Paul Rubenstein on the power of data to change workforce representation

Bonnie Elgie

HR professionals in the tech sector are talking about diversity and inclusion (D&I) in 2021. It’s essential that we move toward greater equity in the workplace, but how do you go from talking to implementing measurable change?

In terms of diversity this last year has shown us that it’s a social imperative. The Black Lives Matter marches reflect that the world expects equality and fairness. Employees want a workplace that is modern and inclusive. A recent Edelman research finding tells us that 60% of customers will boycott companies whose values don’t align with theirs.

Paul Rubenstein, Chief People Officer with Visier, explains how people analytics can provide powerful insights so you can start making data-driven decisions for your company and begin setting and reaching D&I targets.

So, what exactly is people analytics? Also referred to as HR analytics or workforce analytics, people analytics is all about the data your company has about people and how it’s used to answer important questions for your business.

“We live in the golden age of people data.”

Paul explains, “There are important patterns to be discovered within data and right now we are in a data renaissance.” He continues, “People analytics helps to find patterns across data so that you can make better decisions. It’s similar to what they do with data in marketing — if you live in A, earn B and drive C, you’re likely to also purchase X, Y and Z.”

Think about the rich digital footprint created this past year after everyone turned to Zoom for meetings during the pandemic. Paul points out that within your own organization you could see who’s meeting with whom, and as equally telling, who isn’t meeting and is stranded.
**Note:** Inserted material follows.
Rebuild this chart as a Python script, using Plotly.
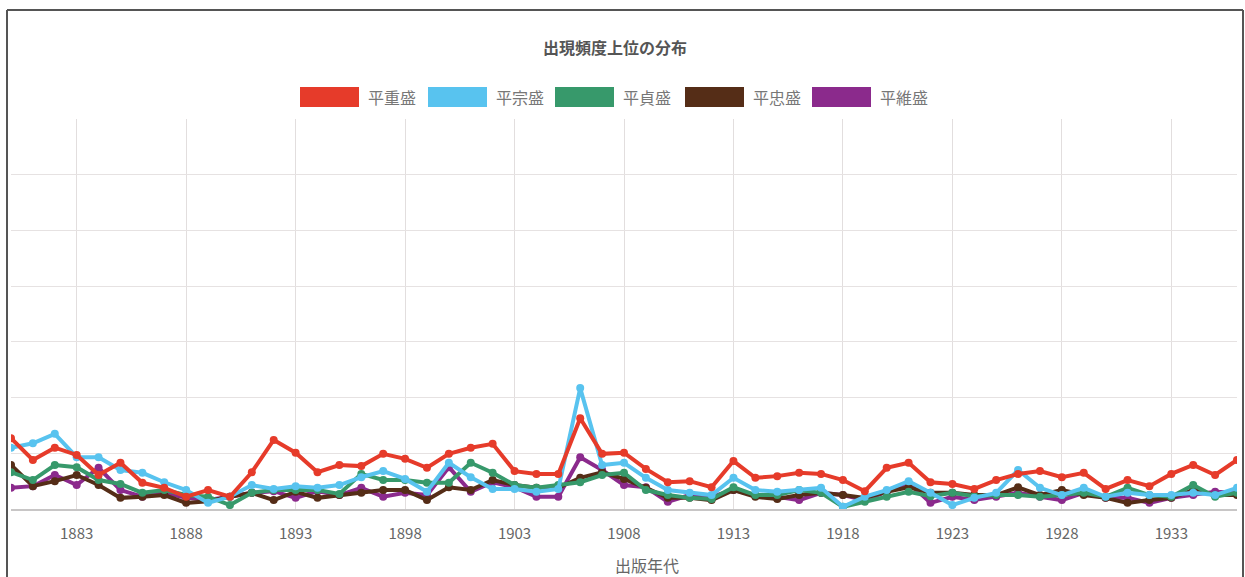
import plotly.graph_objects as go

years = list(range(1880, 1937))

names = ["平重盛", "平宗盛", "平貞盛", "平忠盛", "平維盛"]
colors = ["#e63b2a", "#58c3ef", "#37996b", "#552d17", "#8b2a8c"]

shigemori = [12.7, 8.8, 11.0, 9.7, 6.1, 8.3, 4.7, 3.8, 2.2, 3.4,
             2.2, 6.6, 12.4, 10.1, 6.6, 7.9, 7.7, 9.9, 9.0, 7.4,
             9.9, 11.0, 11.7, 6.8, 6.3, 6.3, 16.3, 9.9, 10.1, 7.2,
             4.8, 5.0, 3.9, 8.6, 5.6, 5.9, 6.5, 6.3, 5.2, 3.2,
             7.4, 8.3, 4.8, 4.5, 3.6, 5.2, 6.3, 6.8, 5.7, 6.5,
             3.6, 5.2, 4.1, 6.3, 7.9, 6.1, 8.8]
munemori = [11.0, 11.8, 13.5, 9.3, 9.3, 7.0, 6.5, 4.8, 3.4, 1.1,
            2.2, 4.3, 3.6, 4.1, 3.8, 4.3, 5.7, 6.8, 5.4, 3.1,
            8.3, 5.7, 3.6, 3.6, 3.1, 3.6, 21.7, 7.9, 8.3, 5.6,
            3.4, 2.9, 2.5, 5.6, 3.4, 3.1, 3.4, 3.8, 0.4, 2.2,
            3.4, 5.0, 2.9, 0.7, 2.0, 2.9, 7.0, 3.8, 2.5, 3.8,
            2.2, 2.9, 2.5, 2.5, 2.9, 2.5, 3.8]
sadamori = [6.6, 5.2, 7.9, 7.5, 5.2, 4.5, 2.9, 3.4, 2.5, 2.2,
            0.7, 2.9, 3.4, 3.4, 3.4, 2.7, 6.3, 5.2, 5.2, 4.7,
            4.7, 8.3, 6.5, 4.3, 3.8, 4.3, 4.8, 6.1, 6.5, 3.4,
            2.5, 2.0, 1.8, 3.9, 2.5, 2.5, 3.4, 2.9, 0.4, 1.3,
            2.2, 3.1, 2.3, 2.9, 2.3, 2.5, 2.5, 2.2, 2.5, 2.9,
            2.2, 3.8, 2.5, 2.2, 4.3, 2.2, 2.9]
tadamori = [7.9, 4.1, 5.0, 6.1, 4.3, 2.0, 2.2, 2.5, 1.1, 1.4,
            2.2, 2.9, 1.6, 3.1, 2.0, 2.5, 2.9, 3.4, 3.4, 1.6,
            3.9, 3.4, 5.2, 4.3, 3.8, 3.8, 5.6, 6.6, 5.4, 3.8,
            2.0, 2.0, 1.6, 3.4, 2.2, 1.8, 2.5, 2.9, 2.5, 2.0,
            3.1, 3.9, 2.9, 2.9, 2.5, 2.5, 3.9, 2.5, 3.4, 2.5,
            2.0, 1.1, 1.6, 2.0, 3.4, 2.5, 2.5]
koremori = [3.8, 4.1, 6.1, 4.3, 7.4, 3.4, 2.2, 2.9, 2.0, 1.6,
            2.2, 2.9, 3.2, 2.0, 3.2, 2.5, 3.8, 2.2, 2.9, 2.5,
            7.5, 3.1, 4.8, 3.9, 2.2, 2.2, 9.3, 7.0, 4.3, 3.9,
            1.3, 2.5, 2.2, 3.4, 2.5, 2.2, 1.6, 2.9, 2.5, 1.6,
            3.1, 4.7, 1.1, 2.2, 1.6, 2.2, 2.9, 2.2, 1.6, 2.9,
            2.0, 2.0, 1.1, 2.0, 2.5, 3.1, 2.9]

series = [shigemori, munemori, sadamori, tadamori, koremori]
tick_years = [1883, 1888, 1893, 1898, 1903, 1908, 1913, 1918, 1923, 1928, 1933]

W, H = 1245, 577
L, R, T, B = 11, 1237, 119, 509  # plot area in pixels
FONT = "Noto Sans CJK JP, Noto Sans, sans-serif"


def px(x):
    return (x - L) / (R - L)


def py(y):
    return (B - y) / (B - T)


fig = go.Figure()
# first dataset drawn on top (as in the original)
for i in reversed(range(len(names))):
    fig.add_trace(go.Scatter(
        x=years, y=series[i], name=names[i], mode="lines+markers",
        line=dict(color=colors[i], width=4),
        marker=dict(color=colors[i], size=8),
        showlegend=False,
    ))

shapes = [
    # outer frame of the original screenshot
    dict(type="line", xref="paper", yref="paper", x0=px(7), x1=px(7), y0=py(600), y1=py(10),
         line=dict(color="#555555", width=2)),
    dict(type="line", xref="paper", yref="paper", x0=px(7), x1=px(1243), y0=py(10), y1=py(10),
         line=dict(color="#555555", width=2)),
    dict(type="line", xref="paper", yref="paper", x0=px(1243), x1=px(1243), y0=py(600), y1=py(10),
         line=dict(color="#555555", width=2)),
]
annotations = []
legend_box_x = [300, 428, 555, 685, 812]
for i, name in enumerate(names):
    x0 = legend_box_x[i]
    shapes.append(dict(type="rect", xref="paper", yref="paper",
                       x0=px(x0), x1=px(x0 + 59), y0=py(107), y1=py(87),
                       fillcolor=colors[i], line=dict(width=0)))
    annotations.append(dict(text=name, xref="paper", yref="paper", x=px(x0 + 66), y=py(97),
                            xanchor="left", yanchor="middle", showarrow=False,
                            font=dict(family=FONT, size=16, color="#777777")))

annotations.append(dict(text="出版年代", xref="paper", yref="paper", x=px(647), y=py(565),
                        xanchor="center", yanchor="middle", showarrow=False,
                        font=dict(family=FONT, size=16, color="#666666")))

fig.update_layout(
    width=W, height=H,
    margin=dict(l=L, r=W - R, t=T, b=H - B, pad=0),
    paper_bgcolor="white", plot_bgcolor="white",
    title=dict(text="<b>出現頻度上位の分布</b>", x=615 / W, xanchor="center",
               y=1 - 48 / H, yanchor="middle",
               font=dict(family=FONT, size=16, color="#555555")),
    font=dict(family=FONT, color="#666666"),
    shapes=shapes, annotations=annotations,
    xaxis=dict(range=[1880, 1936], tickvals=tick_years, ticktext=[str(t) for t in tick_years],
               showgrid=True, gridcolor="#e2dede", gridwidth=1, zeroline=False,
               showline=True, linecolor="#c8c6c6", linewidth=2,
               ticks="", ticklabelstandoff=10,
               tickfont=dict(family=FONT, size=15, color="#666666")),
    yaxis=dict(range=[0, 70], dtick=10, showgrid=True, gridcolor="#e6e2e2", gridwidth=1,
               zeroline=False, showticklabels=False, showline=False, ticks=""),
    hovermode=False,
)

fig.write_html("out.html", config={"displayModeBar": False},
               post_script="document.body.style.margin='0';")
Rubenstein says, “For an organization, this meeting information has profound implications for analyzing inclusion data,” and goes on to suggest that we all start looking critically at our networks, adding that the power to curate a meeting is huge. Who do you include, or not include in a meeting? After all, collaboration among individuals with diverse points of view brings greater possibilities and innovations in tech.

People analysis can also help HR teams understand the employee experience better than ever before. Remember the outmoded practice of a once yearly employee survey and the months it took to analyze the data? Technology now allows for us to continuously listen to employees. Engagement can truly become part of the workflow.
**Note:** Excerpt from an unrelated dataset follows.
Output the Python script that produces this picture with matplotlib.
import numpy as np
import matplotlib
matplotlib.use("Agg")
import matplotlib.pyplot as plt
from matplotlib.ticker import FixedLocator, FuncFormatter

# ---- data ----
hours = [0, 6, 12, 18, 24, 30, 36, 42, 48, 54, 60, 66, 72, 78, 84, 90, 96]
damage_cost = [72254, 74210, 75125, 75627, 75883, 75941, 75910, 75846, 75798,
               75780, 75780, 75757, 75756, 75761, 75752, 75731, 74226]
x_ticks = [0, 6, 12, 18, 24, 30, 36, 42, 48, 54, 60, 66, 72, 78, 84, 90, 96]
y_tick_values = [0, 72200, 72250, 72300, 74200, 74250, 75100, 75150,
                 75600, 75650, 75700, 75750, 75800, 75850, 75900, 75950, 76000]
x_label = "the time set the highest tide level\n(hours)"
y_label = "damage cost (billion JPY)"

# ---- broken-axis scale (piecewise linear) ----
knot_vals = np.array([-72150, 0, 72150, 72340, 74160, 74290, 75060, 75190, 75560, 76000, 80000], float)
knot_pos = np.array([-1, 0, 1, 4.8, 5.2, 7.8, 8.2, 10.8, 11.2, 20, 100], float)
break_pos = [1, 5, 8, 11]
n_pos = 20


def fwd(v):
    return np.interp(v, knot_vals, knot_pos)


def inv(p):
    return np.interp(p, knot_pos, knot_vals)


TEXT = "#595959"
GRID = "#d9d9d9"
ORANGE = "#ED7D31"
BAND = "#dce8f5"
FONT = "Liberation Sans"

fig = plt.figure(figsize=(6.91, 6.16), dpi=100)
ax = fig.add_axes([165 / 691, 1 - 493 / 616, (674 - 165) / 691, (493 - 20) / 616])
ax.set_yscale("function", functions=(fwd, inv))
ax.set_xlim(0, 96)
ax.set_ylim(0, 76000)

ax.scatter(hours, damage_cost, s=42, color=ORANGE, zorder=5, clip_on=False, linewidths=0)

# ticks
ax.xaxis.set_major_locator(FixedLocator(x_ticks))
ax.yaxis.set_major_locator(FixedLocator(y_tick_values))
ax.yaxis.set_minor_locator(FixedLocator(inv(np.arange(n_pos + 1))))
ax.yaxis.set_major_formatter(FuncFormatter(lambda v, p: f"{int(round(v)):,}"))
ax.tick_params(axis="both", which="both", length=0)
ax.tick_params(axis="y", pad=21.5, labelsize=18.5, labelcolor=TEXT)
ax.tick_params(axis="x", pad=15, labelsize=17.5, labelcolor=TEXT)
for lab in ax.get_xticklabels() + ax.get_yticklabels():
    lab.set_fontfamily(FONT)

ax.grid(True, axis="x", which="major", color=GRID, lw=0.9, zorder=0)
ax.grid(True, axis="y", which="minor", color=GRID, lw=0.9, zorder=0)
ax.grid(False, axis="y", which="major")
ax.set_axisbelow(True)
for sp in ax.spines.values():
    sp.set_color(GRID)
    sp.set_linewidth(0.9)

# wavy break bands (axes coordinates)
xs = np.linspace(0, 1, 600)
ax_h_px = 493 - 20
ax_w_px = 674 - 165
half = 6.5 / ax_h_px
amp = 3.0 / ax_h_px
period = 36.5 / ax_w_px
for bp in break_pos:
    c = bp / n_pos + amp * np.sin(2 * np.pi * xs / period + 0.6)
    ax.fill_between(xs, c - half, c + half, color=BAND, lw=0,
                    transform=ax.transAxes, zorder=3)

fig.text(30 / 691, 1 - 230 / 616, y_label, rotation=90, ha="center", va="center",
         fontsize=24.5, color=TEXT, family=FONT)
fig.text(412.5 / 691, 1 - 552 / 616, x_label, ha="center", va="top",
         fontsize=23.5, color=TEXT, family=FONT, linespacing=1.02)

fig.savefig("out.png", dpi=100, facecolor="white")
When it comes to engagement data, what we measure, how we measure it and the frequency in which we measure has greatly improved with technology. Smart employers are going beyond sending general engagment and capturing the impact of critical moment. For example, was the employee coming out of orientation, a big meeting, or did they just get a bonus? All of these events influence employee sentiment and can provide rich insights.

With employees working remotely, it’s much harder to understand how they are doing and to manage the employee experience. How can we use people analytics to replicate those moments of casual connection that create culture–those happenstance interactions at the foosball table that create tech innovation? And, if we can create those wonderful moments, how can we start to measure if they’re working to engage people? That’s the real power of people analytics.
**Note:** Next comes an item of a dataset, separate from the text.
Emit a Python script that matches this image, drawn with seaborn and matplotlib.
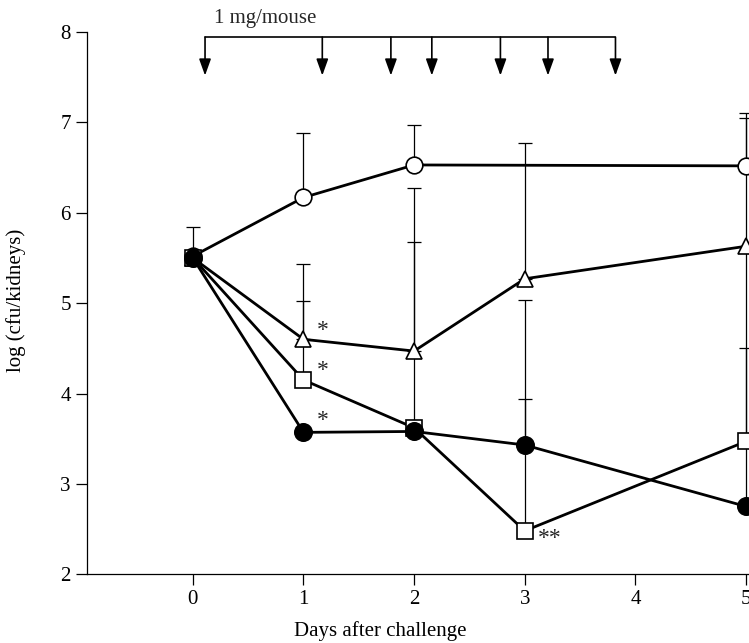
import numpy as np
import pandas as pd
import seaborn as sns
import matplotlib.pyplot as plt

# days after challenge
days = [0, 1, 2, 3, 5]

# log(cfu/kidneys) means, NaN = not measured
open_circle = [5.52, 6.17, 6.53, np.nan, 6.52]
open_triangle = [5.50, 4.60, 4.47, 5.27, 5.63]
open_square = [5.50, 4.15, 3.62, 2.48, 3.47]
filled_circle = [5.50, 3.57, 3.58, 3.43, 2.75]

# upper end of the error bars
open_circle_top = [5.84, 6.88, 6.97, np.nan, 7.10]
open_triangle_top = [np.nan, 5.43, 6.27, 6.77, np.nan]
open_square_top = [np.nan, 5.02, 5.68, 5.03, 7.05]
filled_circle_top = [np.nan, np.nan, np.nan, 3.94, 4.50]

# dosing times (1 mg/mouse)
dose_days = [0.11, 1.17, 1.79, 2.16, 2.78, 3.21, 3.82]

sns.set_theme(style="ticks")
plt.rcParams['font.family'] = ['Liberation Serif', 'DejaVu Serif']

fig = plt.figure(figsize=(7.49, 6.43), dpi=100)
ax = fig.add_axes([0.116, 0.107, 0.884, 0.843])

series = [
    (open_circle, open_circle_top, 'o', 'white', 12),
    (open_triangle, open_triangle_top, '^', 'white', 12),
    (open_square, open_square_top, 's', 'white', 11),
    (filled_circle, filled_circle_top, 'o', 'black', 12.5),
]

for vals, tops, mk, fc, ms in series:
    df = pd.DataFrame({'day': days, 'val': vals, 'top': tops})
    eb = df.dropna(subset=['val', 'top'])
    ax.errorbar(eb['day'], eb['val'], yerr=[np.zeros(len(eb)), eb['top'] - eb['val']],
                fmt='none', ecolor='black', elinewidth=0.9, capsize=5, capthick=0.9, zorder=1)
    d = df.dropna(subset=['val'])
    sns.lineplot(data=d, x='day', y='val', ax=ax, color='black', lw=2,
                 marker=mk, markersize=ms, markerfacecolor=fc,
                 markeredgecolor='black', markeredgewidth=1.2, zorder=3)

# significance marks
ax.text(1.12, 4.70, '*', fontsize=17, ha='left', va='center')
ax.text(1.12, 4.25, '*', fontsize=17, ha='left', va='center')
ax.text(1.12, 3.70, '*', fontsize=17, ha='left', va='center')
ax.text(3.12, 2.40, '**', fontsize=17, ha='left', va='center')

# dosing schedule
ax.plot([dose_days[0], dose_days[-1]], [7.945, 7.945], color='black', lw=1.2, clip_on=False)
for d in dose_days:
    ax.annotate('', xy=(d, 7.52), xytext=(d, 7.945),
                arrowprops=dict(arrowstyle='-|>,head_length=0.5,head_width=0.18',
                                color='black', lw=1.2, mutation_scale=20,
                                shrinkA=0, shrinkB=0))
ax.text(0.65, 8.155, '1 mg/mouse', fontsize=15, ha='center', va='center', clip_on=False)

ax.set_xlim(-0.958, 5.027)
ax.set_ylim(2, 8)
ax.set_xticks(range(0, 6))
ax.set_yticks(range(2, 9))
sns.despine(ax=ax)
for s in ['left', 'bottom']:
    ax.spines[s].set_linewidth(0.9)
    ax.spines[s].set_color('black')
ax.tick_params(direction='out', length=8, width=0.9, labelsize=15, colors='black')

ax.set_xlabel('Days after challenge', fontsize=15, color='black')
ax.set_ylabel('log (cfu/kidneys)', fontsize=15, color='black')
ax.xaxis.set_label_coords(0.443, -0.086)
ax.yaxis.set_label_coords(-0.092, 0.505)

fig.savefig('out.png', dpi=100)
One of the biggest benefits of people analytics is the pursuit of diversity, equity and inclusion in the workplace. Organizations are using it to give everyone an objective lens on gaps in workforce representation. Being transparent with analytics holds everyone accountable for change. Data alone won’t solve all the problems – here are some things you can do in tandem:

  1. Core values: The first and most important step is to ensure the leadership team identifies its values and principles on the topic of diversity and inclusion. It must become part of the corporate culture.
  2. Share data: It’s then time to reinforce that it is everyone’s responsibility to create a more diverse and inclusive workplace. What if in that moment of selecting a new hire, the decision maker is presented with analytics that support the larger strategy and the choice is suddenly connected to a bigger goal that’s supported by the unarguable data. There is also no excuse for not doing a pay-equity study. It’s easier than you think and is an essential part of trust and fairness.
  3. Be authentic: When you diversify your workforce it has to be authentic and corporate culture must align with it. At Paul’s company, Visier, there is something called the community pledge that sets out expectations for behaviours. Many ingrained “norms” make it necessary to provide education about the benefits of diversity in the workplace. As leaders, we have a responsibility to set the tone and develop our people.

Paul finishes with these words of encouragement, “Many parts of the diversity discussion are uncomfortable, but get in there and don’t be afraid to make mistakes. Start using data today to make the change needed to attain workforce representation tomorrow.”